Perhaps the inability to shake the anachronistic notion that “woman control the home sphere” accounts for these women almost all cutting their teeth prosecuting “family-related offenses,” such as child homicide, domestic violence, and sex crimes. Whatever its reasons, this kind of track record is what you seek for electoral viability in a woman prosecutor candidate.

But what does that room of Democratic heavyweights bring you? Melina Kennedy, a woman who never prosecuted a case.

This is the tip of the iceberg, folks. I am geared up on this subject. IPOPA’s finest might be coming, including…

…a further discussion of subconscious sexism/racism and a fascinating self-test to detect your own subconscious on sexism and racism

…key lessons from Pam Carter’s campaign for Attorney General in 1992

…how Melina Kennedy’s campaign made matters worse

…the great news for Melina Kennedy

…who looks good as your next Marion County prosecutor

The onslaught is coming!


Share/Save/Bookmark

8 comments:

Anonymous said...

I think our next prosecutor candidate should be someone who will not have an affair with an office staffer and cause the breakup of his/her marriage.

Anonymous said...

Indiana has had a woman sheriff, Lillian Holley. She was a John Dillinger fan.

Anonymous said...

iPOPA, don't forget Roy Dominguez

iPOPA said...

Anon 5:50:

Lillian Holley was, indeed, an Indiana Sheriff. Well done!

http://www.pbs.org/wgbh/amex/dillinger/peopleevents/p_women.html

www.ipopa.blogspot.com

Anonymous said...

Several years ago one of the donut counties, I believe it was Boone, had a husband and wife that alternated being elected sheriff every 8 years. I am pretty sure the man was Ern Hudson, who was generally well respected. When he would serve his 2 terms then his wife would run for sheriff and be elected, and Ern would be the chief deputy. Then it would be his turn to run again and he would be elected. This went on for several years and it seemed to be what the people in that county wanted. Nothing wrong with that.

Local Lawyer

Anonymous said...

http://genealogytrails.com/ind/lake/dillinger.html

Anonymous said...

I think what the Brizzi/Kennedy election came down to, and this applied to Ds too, was that Brizzi was not doing a bad job and he was not disliked. Melina also ran on very flimsy issues that did not help her election much.

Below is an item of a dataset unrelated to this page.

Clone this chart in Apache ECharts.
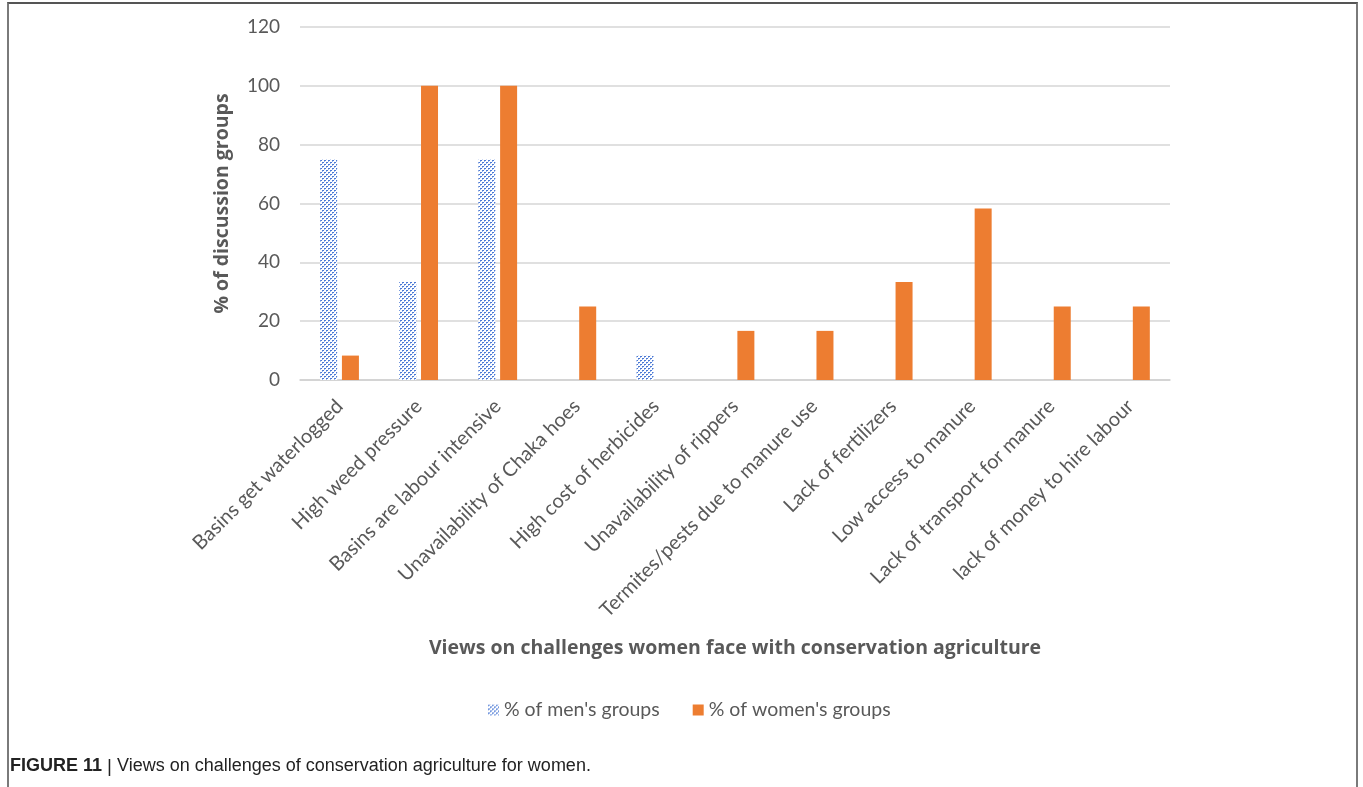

What convinced me that she was not qualified to be prosecutor was her blatantly unconstitutional proposal to prohibit sex offenders near parks, but the distance was so great that a sex offender would be prohibited from most of Marion County. That proposal, which the city-county council adopted and then a Federal Court struck down, indicated to me that she did not understand con law as it applies to crim law, and I really questioned whether her experience as an appellate court clerk was sufficient enough for her to be the prosecutor of the biggest county in the state. I think she can be a decent politician, but not as a prosecutor. I also think Mike O'Conner made her run on issues that were non-issues, which made her look desperate.

Brizzi is an okay prosecutor, but I am not convinced that Melina would have been better.

Jon E. Easter said...

Steve Poore for Prosecutor!

As far as Melina Kennedy goes, I think Melina ran a solid campaign. She was outspent mightily by a desperate political party that was at the time trying to hold onto a last vestige of power (enter 2007).

I will criticize her campaign in that it didn't hit back hard enough. Brizzi, according to anecdotal research, only had personally tried one case. He was making that into his bread and butter. After the unfair "pilot ad", the campaign should have hit immediately back on that.

Anyway, I appreciate your well thought out analysis. I just wish you would have included these thoughts about the campaign spending. Of course, the 2007 Mayoral race proved that spending isn't everything.